Thank you for giving us this sense of your presence in our lives. This deep, clear, unshakable sense we have that some things we experience, some things we touch, the idea of life itself, is sacred—that those things reveal the persistent, enduring, unyielding, presence of a holy God, a loving God, in our often crazy, messy, crowded lives.

Thank you for giving us examples of how graceful, how gentle, how honorable, how noble, how classy humans can be—examples that can keep us holding on to our optimism and our idealism when we see so many other examples of how far short humans can fall of those virtues.

Thank you for these people you have given us in this life who are trying just like we are to make contact with you, to stay in conversation with you, to shape their lives in disciple-shaped ways just like we are.

All of that is supposed to have such a place of such importance in our lives that we have all the enthusiasm and inhibition of children in expressing our joy in all of it. Somehow we lose that. Goodness is fragile. But that is what this day is supposed to be about.

So yes, this should be a time of rest.
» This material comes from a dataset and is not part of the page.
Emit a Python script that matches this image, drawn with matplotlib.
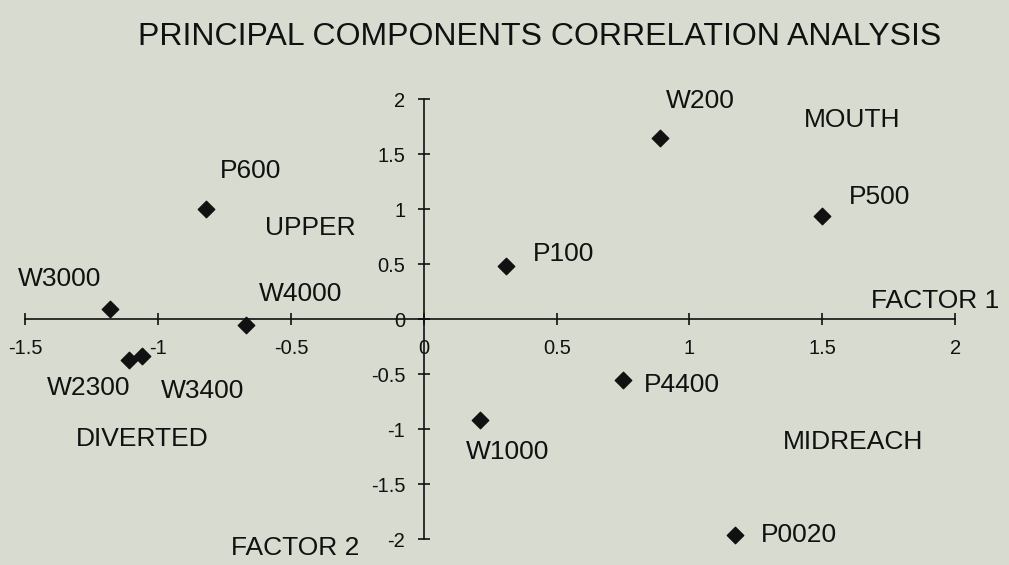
import numpy as np
import matplotlib
matplotlib.use('Agg')
import matplotlib.pyplot as plt

plt.rcParams['font.family'] = ['Liberation Sans', 'DejaVu Sans']

# Site scores on the first two principal components
sites = ['P600', 'W3000', 'W4000', 'W2300', 'W3400', 'W200', 'P500',
         'P100', 'P4400', 'W1000', 'P0020']
factor1 = [-0.82, -1.18, -0.67, -1.11, -1.06, 0.89, 1.50, 0.31, 0.75, 0.21, 1.17]
factor2 = [1.00, 0.09, -0.05, -0.37, -0.34, 1.65, 0.94, 0.48, -0.55, -0.92, -1.96]

# where each site label sits (data coords, left edge / middle)
label_xy = [(-0.77, 1.35), (-1.53, 0.36), (-0.62, 0.23), (-1.42, -0.63),
            (-0.99, -0.65), (0.91, 1.98), (1.60, 1.11), (0.41, 0.59),
            (0.83, -0.60), (0.16, -1.21), (1.27, -1.96)]

regions = ['UPPER', 'MOUTH', 'DIVERTED', 'MIDREACH']
region_xy = [(-0.60, 0.83), (1.43, 1.81), (-1.31, -1.09), (1.35, -1.12)]

xticks = [-1.5, -1, -0.5, 0, 0.5, 1, 1.5, 2]
yticks = [-2, -1.5, -1, -0.5, 0, 0.5, 1, 1.5, 2]

bg = '#d8dbcf'
fig = plt.figure(figsize=(10.09, 5.65), dpi=100, facecolor=bg)
ax = fig.add_axes([0, 0, 1, 1], facecolor=bg)

ax.set_xlim(-1.596, 2.203)
ax.set_ylim(-2.236, 2.9)

ax.scatter(factor1, factor2, marker='D', s=70, color='#111111', zorder=3)

lab = dict(fontsize=19, ha='left', va='center', color='#111111')
for name, (lx, ly) in zip(sites, label_xy):
    ax.text(lx, ly, name, **lab)
for name, (lx, ly) in zip(regions, region_xy):
    ax.text(lx, ly, name, **lab)

ax.text(1.683, 0.16, 'FACTOR 1', **lab)
ax.text(-0.727, -2.08, 'FACTOR 2', **lab)

# crossing axes through the origin
for side in ['top', 'right']:
    ax.spines[side].set_visible(False)
ax.spines['left'].set_position(('data', 0))
ax.spines['bottom'].set_position(('data', 0))
ax.spines['left'].set_bounds(-2, 2)
ax.spines['bottom'].set_bounds(-1.5, 2)
for side in ['left', 'bottom']:
    ax.spines[side].set_color('#111111')
    ax.spines[side].set_linewidth(1.2)

ax.set_xticks(xticks)
ax.set_yticks(yticks)
ax.set_xticklabels([f'{t:g}' for t in xticks])
ax.set_yticklabels([f'{t:g}' for t in yticks])
ax.tick_params(axis='x', direction='inout', length=9, width=1.2, pad=10,
               labelsize=14.5, colors='#111111')
ax.tick_params(axis='y', direction='inout', length=9, width=1.2, pad=9,
               labelsize=14.5, colors='#111111')

fig.text(0.535, 0.935, 'PRINCIPAL COMPONENTS CORRELATION ANALYSIS',
         fontsize=23, ha='center', va='center', color='#111111')

fig.savefig('out.png', dpi=100, facecolor=bg)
This should be a place of refuge. Our time together, no matter what we spend it doing, should be a time of respite.

But it cannot be only that. Because in the end that would only be about us, about our needs, about our exhaustion, about our burdens. And there is much more to life than that. There is a greater purpose in view for the rest of sabbath.
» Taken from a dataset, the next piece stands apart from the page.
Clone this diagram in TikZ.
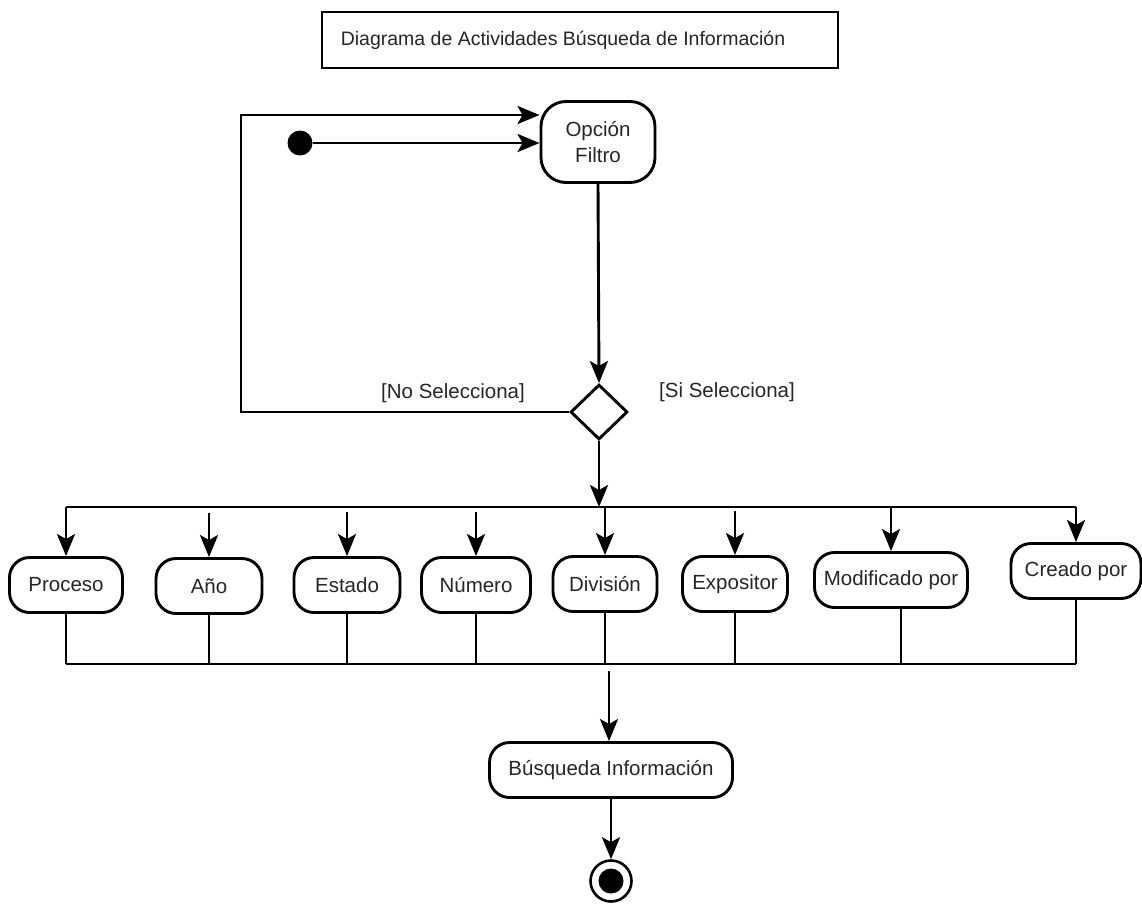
\documentclass[tikz,border=0pt]{standalone}
\usepackage{fontspec}
\setmainfont{Liberation Sans}
\usetikzlibrary{shapes.geometric,arrows.meta}
\definecolor{txt}{HTML}{262626}
\begin{document}
\begin{tikzpicture}[x=1pt,y=-1pt,
  every node/.style={font=\fontsize{20.5}{23}\selectfont, text=txt},
  line/.style={line width=2.9pt, draw=black},
  arr/.style={line, -{Stealth[length=22pt,width=18pt,inset=5pt]}},
  act/.style={draw, line width=2.9pt, rounded corners=20pt, align=center, inner sep=0pt, minimum height=55pt},
  guard/.style={inner sep=0pt}
]
\useasboundingbox (0,0) rectangle (1142,905);

% title
\node[draw, line width=2.4pt, minimum width=516pt, minimum height=56pt, inner sep=0pt,
      font=\fontsize{19.5}{22}\selectfont] (title) at (580,40)
  {\hspace*{-34pt}Diagrama de Actividades Búsqueda de Información};

% initial state and first activity
\node[circle, fill=black, minimum size=25pt, inner sep=0pt] (start) at (300,143) {};
\node[act, rounded corners=25pt, minimum width=114pt, minimum height=81pt, align=center] (opt) at (598,142)
  {Opción\\[3pt]Filtro};
\draw[arr] (start.east) -- (start -| opt.west);

% decision
\node[diamond, draw, line width=2.9pt, minimum width=57pt, minimum height=55pt, inner sep=0pt] (dec) at (599,412) {};
\draw[arr] (opt.south) -- (dec.north);
\node[guard] (nosel) at (453,393) {[No Selecciona]};
\node[guard] (sisel) at (727,392) {[Si Selecciona]};

% loop back when nothing is selected
\coordinate (lb) at (241,412);
\coordinate (lt) at (241,115);
\draw[arr] (dec.west) -- (lb) -- (lt) -- (lt -| opt.west);

% filter activities
\node[act, minimum width=113pt] (proc)  at (66,585)   {Proceso};
\node[act, minimum width=106pt] (anio)  at (209,586)  {Año};
\node[act, minimum width=106pt] (est)   at (347,585)  {Estado};
\node[act, minimum width=109pt] (num)   at (476,585)  {Número};
\node[act, minimum width=104pt] (div)   at (605,584)  {División};
\node[act, minimum width=105pt] (expo)  at (735,584)  {Expositor};
\node[act, minimum width=153pt] (modif) at (891,580)  {Modificado por};
\node[act, minimum width=130pt] (crea)  at (1076,571) {Creado por};

% fork bar
\coordinate (fork) at (599,507);
\coordinate (bl) at (66,507);
\coordinate (br) at (1076,507);
\draw[arr] (dec.south) -- (fork);
\draw[line] (bl) -- (br);
\draw[arr] (bl) -- (proc.north);
\draw[arr] (br) -- (crea.north);
\draw[arr] (div.north |- fork) -- (div.north);
\foreach \n in {anio,est,num,expo,modif}
  \draw[arr] ([yshift=44pt]\n.north) -- (\n.north);

% join bar
\coordinate (jl) at (66,664);
\coordinate (jr) at (1076,664);
\draw[line] (jl) -- (jr);
\draw[line] (proc.south) -- (proc.south |- jl);
\draw[line] (anio.south) -- (anio.south |- jl);
\draw[line] (est.south) -- (est.south |- jl);
\draw[line] (num.south) -- (num.south |- jl);
\draw[line] (div.south) -- (div.south |- jl);
\draw[line] (expo.south) -- (expo.south |- jl);
\draw[line] ([xshift=10pt]modif.south) -- ([xshift=10pt]modif.south |- jl);
\draw[line] (crea.south) -- (crea.south |- jl);

% search and final state
\node[act, minimum width=243pt] (busq) at (611,770) {Búsqueda Información};
\coordinate (join) at (609,671);
\draw[arr] (join) -- (join |- busq.north);
\node[circle, draw, line width=2.6pt, minimum size=41pt, inner sep=0pt] (fin) at (611,881) {};
\fill (fin.center) circle (12.5);
\draw[arr] (busq.south) -- (fin.north);
\end{tikzpicture}
\end{document}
This time is supposed to be not just about us, but about the response we offer to God for the inexpressibly profound gift of the love we have in this life. Because ultimately all of it has its source in God.

That is what this day was made for. It was given to us as a gift—a gift of time to rest, and to connect, and to give thanks. After all, that is literally what Eucharist means. If there are better ways for us to do all that, let’s find them and explore them. Because to be the disciples we are meant to be, we need to be restful—and we need to be joyful. Amen.